Integrating an economic evaluation within a trial provides researchers the opportunity to collect patient-level data at multiple time points on both cost and effectiveness outcomes, and to measure the comparative impact of treatments on these outcomes while controlling for confounding factors, such as a participant’s medical history and socioeconomic characteristics.
However, bias associated with missing data is a common problem encountered when collecting data from trial participants, and sampling uncertainty must also be accounted for when determining the likelihood that a treatment is cost-effective. The nonparametric bootstrap method is widely recommended to account for sampling uncertainty in economic evaluations, but there are multiple valid approaches that researchers can choose from to address missing data biases. There are also multiple ways of combining these methods together in a single analysis.
In a new study published in the 2022 theme issue Epidemiological Reviews titled “Clinical Trials: Current Status and Future Directions,” Assistant Professor Ali Jalali from Weill Cornell Medicine; Associate Professor Sean M. Murphy from Weill Cornell Medicine; Professor Rulla Tamimi from Weill Cornell Medicine; and Professor Sterling M. McPherson from Elson S. Floyd College of Medicine at Washington State University, outline potential pros and cons of approaches to address these statistical issues. The authors argue that the method a researcher chooses to implement to correct for missing data bias and how this method is combined with the nonparametric bootstrap are not independent decisions. This poses unique statistical and practical challenges for researchers conducting an economic evaluation alongside a clinical trial.
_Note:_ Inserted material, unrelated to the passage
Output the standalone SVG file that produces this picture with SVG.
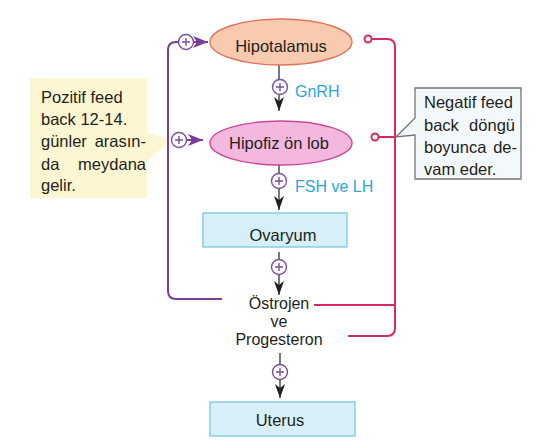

Using prior-published systematic reviews of economic evaluations and a targeted literature search, the authors identified and critically reviewed the statistical methods employed by 29 studies to address missingness, identified whether the nonparametric bootstrap was included in each analysis, and evaluated how each study combined these methods in order to highlight the advantages and shortcomings of each approach. Given the scope and complexity of potential statistical issues that may arise for researchers interested in including an economic evaluation in a clinical trial, the authors recommend establishing close and early collaboration between economists and clinical scientists in the clinical trial design process.